Some records

━━━━━━━━

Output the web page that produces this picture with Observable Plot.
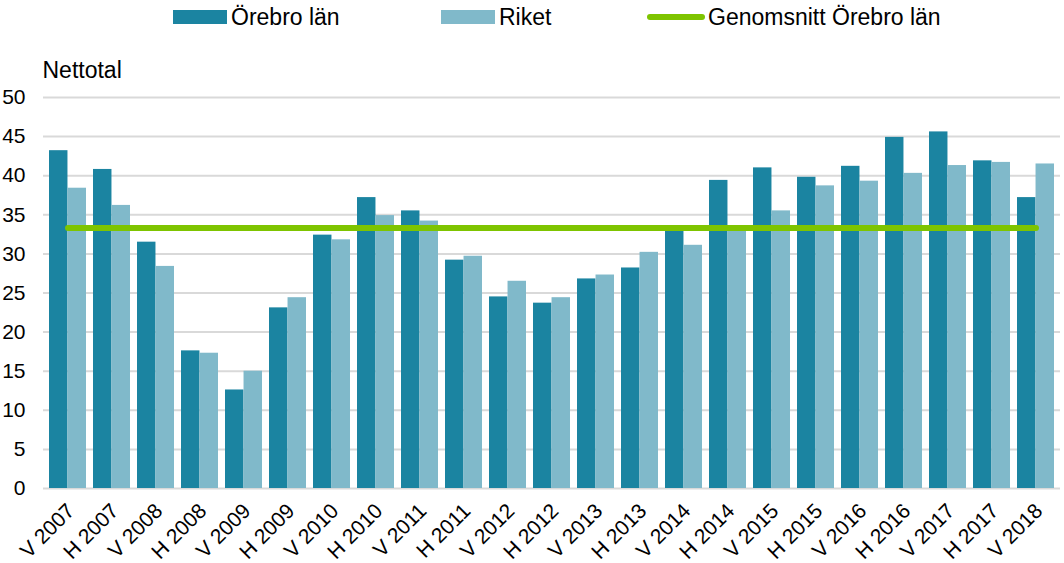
<!DOCTYPE html>
<html>
<head>
<meta charset="utf-8">
<script src="https://cdn.jsdelivr.net/npm/d3@7"></script>
<script src="https://cdn.jsdelivr.net/npm/@observablehq/plot@0.6"></script>
<style>
  html, body { margin: 0; padding: 0; background: #fff; }
  body { font-family: "Liberation Sans", Arial, sans-serif; }
  #wrap { position: relative; width: 1064px; height: 563px; }
  .leg { position: absolute; top: 0; height: 34px; display: flex; align-items: center; font-size: 23px; color: #000; white-space: nowrap; }
  .sw { display: inline-block; width: 54px; height: 14px; margin-right: 4px; }
  .ln { display: inline-block; width: 58px; height: 6px; border-radius: 3px; margin-right: 3px; }
  svg { position: absolute; left: 0; top: 0; }
</style>
</head>
<body>
<div id="wrap">
  <div class="leg" style="left:173px"><span class="sw" style="background:#1b84a1"></span>Örebro län</div>
  <div class="leg" style="left:441px"><span class="sw" style="background:#80b9ca"></span>Riket</div>
  <div class="leg" style="left:647px"><span class="ln" style="background:#7ec400"></span>Genomsnitt Örebro län</div>
</div>
<script>
const categories = ["V 2007","H 2007","V 2008","H 2008","V 2009","H 2009","V 2010","H 2010","V 2011","H 2011","V 2012","H 2012","V 2013","H 2013","V 2014","H 2014","V 2015","H 2015","V 2016","H 2016","V 2017","H 2017","V 2018"];
const orebro = [43.2,40.8,31.5,17.6,12.6,23.1,32.4,37.2,35.5,29.2,24.5,23.7,26.8,28.2,33.6,39.4,41.0,39.8,41.2,44.9,45.6,41.9,37.2];
const riket  = [38.4,36.2,28.4,17.3,15.0,24.4,31.8,34.9,34.2,29.7,26.5,24.4,27.3,30.2,31.1,33.0,35.5,38.7,39.3,40.3,41.3,41.7,41.5];
const average = [33.3];
const yTicks = [0,5,10,15,20,25,30,35,40,45,50];

const W = 1064, H = 563, mL = 43, mR = 4, mT = 97, mB = 75;
const pIn = 0.16, pOut = 0.1;
const step = (W - mL - mR) / (categories.length - pIn + 2 * pOut);
const bw = step * (1 - pIn);

const dataO = categories.map((c, i) => ({cat: c, v: orebro[i]}));
const dataR = categories.map((c, i) => ({cat: c, v: riket[i]}));
const dataA = categories.map(c => ({cat: c, v: average[0]}));

const chart = Plot.plot({
  width: W, height: H,
  marginLeft: mL, marginRight: mR, marginTop: mT, marginBottom: mB,
  style: {fontFamily: '"Liberation Sans", Arial, sans-serif', fontSize: "21px", color: "#000", background: "transparent"},
  x: {type: "band", domain: categories, paddingInner: pIn, paddingOuter: pOut, align: 0.5, axis: null},
  y: {domain: [0, 50]},
  marks: [
    Plot.gridY(yTicks, {stroke: "#d9d9d9", strokeOpacity: 1, strokeWidth: 2}),
    Plot.barY(dataO, {x: "cat", y: "v", fill: "#1b84a1", insetRight: bw / 2}),
    Plot.barY(dataR, {x: "cat", y: "v", fill: "#80b9ca", insetLeft: bw / 2}),
    Plot.lineY(dataA, {x: "cat", y: "v", stroke: "#7ec400", strokeWidth: 6, strokeLinecap: "round"}),
    Plot.axisY(yTicks, {tickSize: 0, tickPadding: 18, label: null, fontSize: 21}),
    Plot.text(categories, {x: d => d, frameAnchor: "bottom", rotate: -45, textAnchor: "end", lineAnchor: "middle", dx: 3, dy: 19, fontSize: 21, fill: "#000"}),
    Plot.text(["Nettotal"], {frameAnchor: "top-left", textAnchor: "start", lineAnchor: "bottom", dx: -1, dy: -20, fontSize: 23})
  ]
});
document.getElementById("wrap").appendChild(chart);
</script>
</body>
</html>
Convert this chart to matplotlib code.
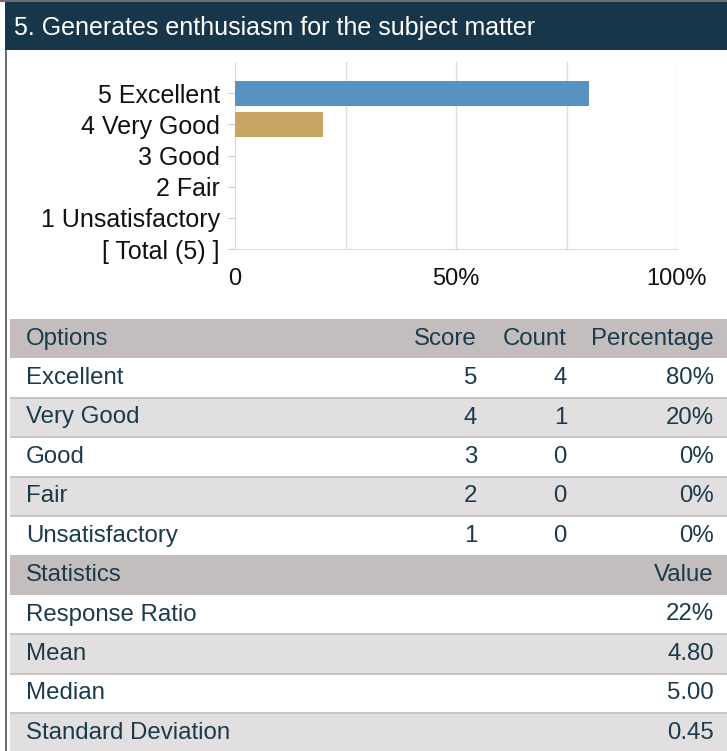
import matplotlib
matplotlib.use("Agg")
import matplotlib.pyplot as plt
from matplotlib.patches import Rectangle

plt.rcParams['font.family'] = ['Liberation Sans', 'DejaVu Sans']

# data
title = "5. Generates enthusiasm for the subject matter"
bar_labels = ['5 Excellent', '4 Very Good', '3 Good', '2 Fair', '1 Unsatisfactory', '[ Total (5) ]']
bar_pct = [80, 20, 0, 0, 0, 0]
bar_colors = ['#5892c0', '#c9a564', '#5892c0', '#5892c0', '#5892c0', '#5892c0']

options = ['Excellent', 'Very Good', 'Good', 'Fair', 'Unsatisfactory']
scores = [5, 4, 3, 2, 1]
counts = [4, 1, 0, 0, 0]
percentages = ['80%', '20%', '0%', '0%', '0%']

stat_names = ['Response Ratio', 'Mean', 'Median', 'Standard Deviation']
stat_values = ['22%', '4.80', '5.00', '0.45']

W, H = 727, 751
txt = '#1b3a4b'
hdr_gray = '#c3bdbd'
row_gray = '#e1dfdf'
sep = '#c8c4c4'

fig = plt.figure(figsize=(W / 100, H / 100), dpi=100)

# background layer in pixel coords
bg = fig.add_axes([0, 0, 1, 1])
bg.set_xlim(0, W)
bg.set_ylim(H, 0)
bg.axis('off')

bg.add_patch(Rectangle((0, 0), W, 2, color='#6e6e6e', lw=0))
bg.add_patch(Rectangle((5, 2), W - 5, 48, color='#17364a', lw=0))
bg.add_patch(Rectangle((5, 50), 2, H - 50, color='#6e6e6e', lw=0))
bg.text(14, 28, title, color='white', fontsize=18, va='center', ha='left')

# table
top = 319
rh = 39.4
x0 = 10
rows = []
rows.append(('head', ['Options', 'Score', 'Count', 'Percentage']))
for o, s, c, p in zip(options, scores, counts, percentages):
    rows.append(('opt', [o, str(s), str(c), p]))
rows.append(('head', ['Statistics', '', '', 'Value']))
for n, v in zip(stat_names, stat_values):
    rows.append(('stat', [n, '', '', v]))

k = 0
for i, (kind, cells) in enumerate(rows):
    y = top + i * rh
    if kind == 'head':
        fc = hdr_gray
        k = 0
    else:
        fc = 'white' if k % 2 == 0 else row_gray
        k += 1
    bg.add_patch(Rectangle((x0, y), W - x0, rh, color=fc, lw=0))
    if kind != 'head' and i > 0 and rows[i - 1][0] != 'head':
        bg.add_patch(Rectangle((x0, y - 1), W - x0, 2, color=sep, lw=0))
    yc = y + rh / 2
    bg.text(26, yc, cells[0], color=txt, fontsize=17.3, va='center', ha='left')
    if cells[1]:
        bg.text(477, yc, cells[1], color=txt, fontsize=17.3, va='center', ha='right')
    if cells[2]:
        bg.text(567, yc, cells[2], color=txt, fontsize=17.3, va='center', ha='right')
    bg.text(714, yc, cells[3], color=txt, fontsize=17.3, va='center', ha='right')

# bar chart
ax = fig.add_axes([235 / W, 1 - 249 / H, (677 - 235) / W, (249 - 62) / H])
ypos = list(range(len(bar_labels)))
ax.barh(ypos, bar_pct, height=0.8, color=bar_colors, zorder=3)
ax.set_xlim(0, 100)
ax.set_ylim(len(bar_labels) - 1, -1)
ax.set_yticks(ypos)
ax.set_yticklabels(bar_labels, fontsize=18, color='#111111')
ax.set_xticks([0, 25, 50, 75, 100])
ax.set_xticklabels(['0', '', '50%', '', '100%'], fontsize=17, color='#111111')
ax.grid(axis='x', color='#dddddd', lw=1, zorder=0)
for s in ['top', 'right', 'left']:
    ax.spines[s].set_visible(False)
ax.spines['bottom'].set_color('#dddddd')
ax.tick_params(axis='y', length=5, color='#cccccc', pad=6)
ax.tick_params(axis='x', length=0, pad=14)
ax.set_facecolor('none')

fig.savefig('out.png', dpi=100)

━━━━━━━━

### Work to be completed
From the data above, show each line that contains "chart".

### Result for this task
const chart = Plot.plot({
document.getElementById("wrap").appendChild(chart);
Convert this chart to matplotlib code.
# bar chart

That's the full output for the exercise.